• DATA SECTION:

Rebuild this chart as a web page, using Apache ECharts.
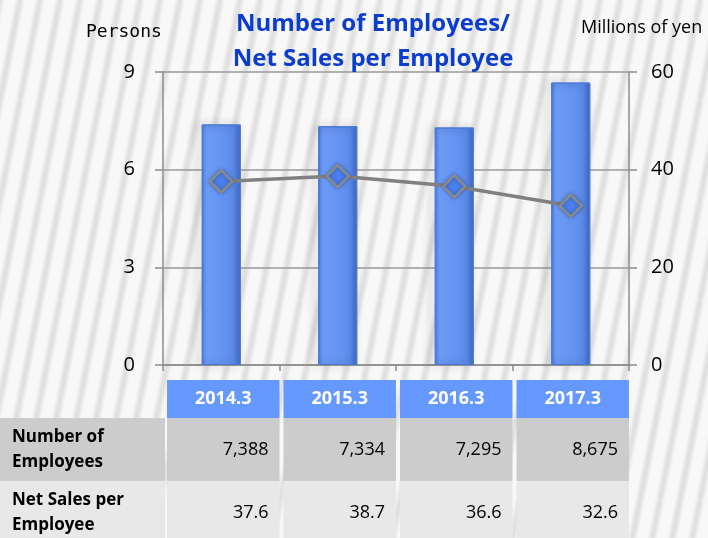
<!DOCTYPE html>
<html>
<head>
<meta charset="utf-8">
<script src="https://cdn.jsdelivr.net/npm/echarts@6/dist/echarts.min.js"></script>
<style>
  html, body { margin: 0; padding: 0; background: #fff; }
  #chart { width: 708px; height: 538px; }
</style>
</head>
<body>
<div id="chart"></div>
<script>
// data
const categories = ['2014.3', '2015.3', '2016.3', '2017.3'];
const employees = [7388, 7334, 7295, 8675];
const salesPerEmployee = [37.6, 38.7, 36.6, 32.6];
const rowLabels = ['Number of\nEmployees', 'Net Sales per\nEmployee'];

const SANS = '"Open Sans", "Liberation Sans", sans-serif';

// soft diagonal stripes for the background
function stripePattern() {
  const w = 20, h = 100;
  const c = document.createElement('canvas');
  c.width = w; c.height = h;
  const ctx = c.getContext('2d');
  ctx.fillStyle = '#f8f8f8';
  ctx.fillRect(0, 0, w, h);
  [[9, 'rgba(225,225,225,0.35)'], [6, 'rgba(220,220,220,0.4)'], [3, 'rgba(215,215,215,0.5)']].forEach(([lw, col]) => {
    ctx.strokeStyle = col;
    ctx.lineWidth = lw;
    for (const dx of [-w, 0, w]) {
      ctx.beginPath();
      ctx.moveTo(dx, h);
      ctx.lineTo(dx + w, 0);
      ctx.stroke();
    }
  });
  return c;
}

const chart = echarts.init(document.getElementById('chart'));

const barColor = new echarts.graphic.LinearGradient(0, 0, 1, 0, [
  { offset: 0, color: '#4c7de0' },
  { offset: 0.12, color: '#6c9bf6' },
  { offset: 0.82, color: '#5e8ef0' },
  { offset: 1, color: '#3d68c4' }
]);

chart.setOption({
  animation: false,
  title: {
    text: 'Number of Employees/\nNet Sales per Employee',
    left: 368,
    top: 2,
    textAlign: 'center',
    textStyle: {
      color: '#0a3cd0',
      fontFamily: SANS,
      fontWeight: 'bold',
      fontSize: 24,
      lineHeight: 35
    }
  },
  grid: { left: 163, right: 79, top: 72, bottom: 173 },
  xAxis: {
    type: 'category',
    data: categories,
    axisLine: { lineStyle: { color: '#8c8c8c', width: 1.5 } },
    axisTick: { show: true, length: 6, lineStyle: { color: '#8c8c8c', width: 1.5 } },
    axisLabel: { show: false }
  },
  yAxis: [
    {
      type: 'value',
      min: 0, max: 9000, interval: 3000,
      axisLine: { show: true, lineStyle: { color: '#8c8c8c', width: 1.5 } },
      axisTick: { show: true, length: 8, lineStyle: { color: '#8c8c8c', width: 1.5 } },
      axisLabel: {
        margin: 28, fontSize: 20, color: '#000', fontFamily: SANS,
        formatter: v => String(v / 1000)
      },
      splitLine: { lineStyle: { color: '#9a9a9a', width: 1.5 } }
    },
    {
      type: 'value',
      min: 0, max: 60, interval: 20,
      axisLine: { show: true, lineStyle: { color: '#8c8c8c', width: 1.5 } },
      axisTick: { show: true, length: 8, lineStyle: { color: '#8c8c8c', width: 1.5 } },
      axisLabel: { margin: 22, fontSize: 20, color: '#000', fontFamily: SANS },
      splitLine: { show: false }
    }
  ],
  series: [
    {
      type: 'bar',
      data: employees,
      barWidth: 39,
      itemStyle: {
        color: barColor,
        borderColor: '#4a78d6',
        borderWidth: 1,
        shadowColor: 'rgba(0,0,0,0.45)',
        shadowBlur: 9,
        shadowOffsetX: -4
      }
    },
    {
      type: 'line',
      yAxisIndex: 1,
      data: salesPerEmployee,
      symbol: 'diamond',
      symbolSize: 22,
      lineStyle: { color: '#808080', width: 3.5 },
      itemStyle: {
        color: '#4a80ee',
        borderColor: '#8a8a8a',
        borderWidth: 2.5,
        shadowColor: 'rgba(0,0,0,0.3)',
        shadowBlur: 4
      },
      z: 3
    }
  ]
});

// table and labels, aligned to the category axis
function buildGraphics() {
  const els = [];
  els.push({
    type: 'rect', z: -100, silent: true,
    shape: { x: 0, y: 0, width: 708, height: 538 },
    style: { fill: { image: stripePattern(), repeat: 'repeat' } }
  });
  els.push({
    type: 'text', left: 86, top: 23,
    style: { text: 'Persons', font: '18px "DejaVu Sans Mono", monospace', fill: '#000' }
  });
  els.push({
    type: 'text', left: 581, top: 19,
    style: { text: 'Millions of yen', font: '18px ' + SANS, fill: '#000' }
  });

  const c0 = chart.convertToPixel({ xAxisIndex: 0 }, 0);
  const c1 = chart.convertToPixel({ xAxisIndex: 0 }, 1);
  const step = c1 - c0;
  const rows = [
    { y: 380, h: 38 },
    { y: 418, h: 63, bg: '#cccccc' },
    { y: 481, h: 63, bg: '#e8e8e8' }
  ];
  const firstEdge = c0 - step / 2;

  // row label column
  [1, 2].forEach(r => {
    els.push({
      type: 'rect', shape: { x: 0, y: rows[r].y, width: firstEdge + 2, height: rows[r].h },
      style: { fill: rows[r].bg }
    });
    els.push({
      type: 'text', x: 12, y: rows[r].y + rows[r].h / 2,
      style: {
        text: rowLabels[r - 1], fill: '#000', fontFamily: SANS, fontWeight: 'bold',
        fontSize: 17, lineHeight: 25, verticalAlign: 'middle', align: 'left'
      }
    });
  });

  categories.forEach((cat, i) => {
    const cx = chart.convertToPixel({ xAxisIndex: 0 }, i);
    const x0 = cx - step / 2 + 4;
    const x1 = cx + step / 2;
    const w = x1 - x0;
    els.push({
      type: 'rect', shape: { x: x0, y: rows[0].y, width: w, height: rows[0].h },
      style: { fill: '#6699ff' }
    });
    els.push({
      type: 'text', x: x0 + w / 2, y: rows[0].y + rows[0].h / 2,
      style: {
        text: cat, fill: '#fff', fontFamily: SANS, fontWeight: 'bold', fontSize: 18,
        align: 'center', verticalAlign: 'middle'
      }
    });
    const vals = [employees[i].toLocaleString('en-US'), salesPerEmployee[i].toFixed(1)];
    [1, 2].forEach(r => {
      els.push({
        type: 'rect', shape: { x: x0, y: rows[r].y, width: w, height: rows[r].h },
        style: { fill: rows[r].bg }
      });
      els.push({
        type: 'text', x: x1 - 11, y: rows[r].y + rows[r].h / 2,
        style: {
          text: vals[r - 1], fill: '#000', fontFamily: SANS, fontSize: 18,
          align: 'right', verticalAlign: 'middle'
        }
      });
    });
  });
  return els;
}

chart.setOption({ graphic: buildGraphics() });
</script>
</body>
</html>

• INSTRUCTIONS TO FOLLOW:
Working from the material above, transcribe it exactly while omitting pictures.

• SOLUTION TO THIS TASK:
Rebuild this chart as a web page, using Apache ECharts.
<!DOCTYPE html>
<html>
<head>
<meta charset="utf-8">
<script src="https://cdn.jsdelivr.net/npm/echarts@6/dist/echarts.min.js"></script>
<style>
  html, body { margin: 0; padding: 0; background: #fff; }
  #chart { width: 708px; height: 538px; }
</style>
</head>
<body>
<div id="chart"></div>
<script>
// data
const categories = ['2014.3', '2015.3', '2016.3', '2017.3'];
const employees = [7388, 7334, 7295, 8675];
const salesPerEmployee = [37.6, 38.7, 36.6, 32.6];
const rowLabels = ['Number of\nEmployees', 'Net Sales per\nEmployee'];

const SANS = '"Open Sans", "Liberation Sans", sans-serif';

// soft diagonal stripes for the background
function stripePattern() {
  const w = 20, h = 100;
  const c = document.createElement('canvas');
  c.width = w; c.height = h;
  const ctx = c.getContext('2d');
  ctx.fillStyle = '#f8f8f8';
  ctx.fillRect(0, 0, w, h);
  [[9, 'rgba(225,225,225,0.35)'], [6, 'rgba(220,220,220,0.4)'], [3, 'rgba(215,215,215,0.5)']].forEach(([lw, col]) => {
    ctx.strokeStyle = col;
    ctx.lineWidth = lw;
    for (const dx of [-w, 0, w]) {
      ctx.beginPath();
      ctx.moveTo(dx, h);
      ctx.lineTo(dx + w, 0);
      ctx.stroke();
    }
  });
  return c;
}

const chart = echarts.init(document.getElementById('chart'));

const barColor = new echarts.graphic.LinearGradient(0, 0, 1, 0, [
  { offset: 0, color: '#4c7de0' },
  { offset: 0.12, color: '#6c9bf6' },
  { offset: 0.82, color: '#5e8ef0' },
  { offset: 1, color: '#3d68c4' }
]);

chart.setOption({
  animation: false,
  title: {
    text: 'Number of Employees/\nNet Sales per Employee',
    left: 368,
    top: 2,
    textAlign: 'center',
    textStyle: {
      color: '#0a3cd0',
      fontFamily: SANS,
      fontWeight: 'bold',
      fontSize: 24,
      lineHeight: 35
    }
  },
  grid: { left: 163, right: 79, top: 72, bottom: 173 },
  xAxis: {
    type: 'category',
    data: categories,
    axisLine: { lineStyle: { color: '#8c8c8c', width: 1.5 } },
    axisTick: { show: true, length: 6, lineStyle: { color: '#8c8c8c', width: 1.5 } },
    axisLabel: { show: false }
  },
  yAxis: [
    {
      type: 'value',
      min: 0, max: 9000, interval: 3000,
      axisLine: { show: true, lineStyle: { color: '#8c8c8c', width: 1.5 } },
      axisTick: { show: true, length: 8, lineStyle: { color: '#8c8c8c', width: 1.5 } },
      axisLabel: {
        margin: 28, fontSize: 20, color: '#000', fontFamily: SANS,
        formatter: v => String(v / 1000)
      },
      splitLine: { lineStyle: { color: '#9a9a9a', width: 1.5 } }
    },
    {
      type: 'value',
      min: 0, max: 60, interval: 20,
      axisLine: { show: true, lineStyle: { color: '#8c8c8c', width: 1.5 } },
      axisTick: { show: true, length: 8, lineStyle: { color: '#8c8c8c', width: 1.5 } },
      axisLabel: { margin: 22, fontSize: 20, color: '#000', fontFamily: SANS },
      splitLine: { show: false }
    }
  ],
  series: [
    {
      type: 'bar',
      data: employees,
      barWidth: 39,
      itemStyle: {
        color: barColor,
        borderColor: '#4a78d6',
        borderWidth: 1,
        shadowColor: 'rgba(0,0,0,0.45)',
        shadowBlur: 9,
        shadowOffsetX: -4
      }
    },
    {
      type: 'line',
      yAxisIndex: 1,
      data: salesPerEmployee,
      symbol: 'diamond',
      symbolSize: 22,
      lineStyle: { color: '#808080', width: 3.5 },
      itemStyle: {
        color: '#4a80ee',
        borderColor: '#8a8a8a',
        borderWidth: 2.5,
        shadowColor: 'rgba(0,0,0,0.3)',
        shadowBlur: 4
      },
      z: 3
    }
  ]
});

// table and labels, aligned to the category axis
function buildGraphics() {
  const els = [];
  els.push({
    type: 'rect', z: -100, silent: true,
    shape: { x: 0, y: 0, width: 708, height: 538 },
    style: { fill: { image: stripePattern(), repeat: 'repeat' } }
  });
  els.push({
    type: 'text', left: 86, top: 23,
    style: { text: 'Persons', font: '18px "DejaVu Sans Mono", monospace', fill: '#000' }
  });
  els.push({
    type: 'text', left: 581, top: 19,
    style: { text: 'Millions of yen', font: '18px ' + SANS, fill: '#000' }
  });

  const c0 = chart.convertToPixel({ xAxisIndex: 0 }, 0);
  const c1 = chart.convertToPixel({ xAxisIndex: 0 }, 1);
  const step = c1 - c0;
  const rows = [
    { y: 380, h: 38 },
    { y: 418, h: 63, bg: '#cccccc' },
    { y: 481, h: 63, bg: '#e8e8e8' }
  ];
  const firstEdge = c0 - step / 2;

  // row label column
  [1, 2].forEach(r => {
    els.push({
      type: 'rect', shape: { x: 0, y: rows[r].y, width: firstEdge + 2, height: rows[r].h },
      style: { fill: rows[r].bg }
    });
    els.push({
      type: 'text', x: 12, y: rows[r].y + rows[r].h / 2,
      style: {
        text: rowLabels[r - 1], fill: '#000', fontFamily: SANS, fontWeight: 'bold',
        fontSize: 17, lineHeight: 25, verticalAlign: 'middle', align: 'left'
      }
    });
  });

  categories.forEach((cat, i) => {
    const cx = chart.convertToPixel({ xAxisIndex: 0 }, i);
    const x0 = cx - step / 2 + 4;
    const x1 = cx + step / 2;
    const w = x1 - x0;
    els.push({
      type: 'rect', shape: { x: x0, y: rows[0].y, width: w, height: rows[0].h },
      style: { fill: '#6699ff' }
    });
    els.push({
      type: 'text', x: x0 + w / 2, y: rows[0].y + rows[0].h / 2,
      style: {
        text: cat, fill: '#fff', fontFamily: SANS, fontWeight: 'bold', fontSize: 18,
        align: 'center', verticalAlign: 'middle'
      }
    });
    const vals = [employees[i].toLocaleString('en-US'), salesPerEmployee[i].toFixed(1)];
    [1, 2].forEach(r => {
      els.push({
        type: 'rect', shape: { x: x0, y: rows[r].y, width: w, height: rows[r].h },
        style: { fill: rows[r].bg }
      });
      els.push({
        type: 'text', x: x1 - 11, y: rows[r].y + rows[r].h / 2,
        style: {
          text: vals[r - 1], fill: '#000', fontFamily: SANS, fontSize: 18,
          align: 'right', verticalAlign: 'middle'
        }
      });
    });
  });
  return els;
}

chart.setOption({ graphic: buildGraphics() });
</script>
</body>
</html>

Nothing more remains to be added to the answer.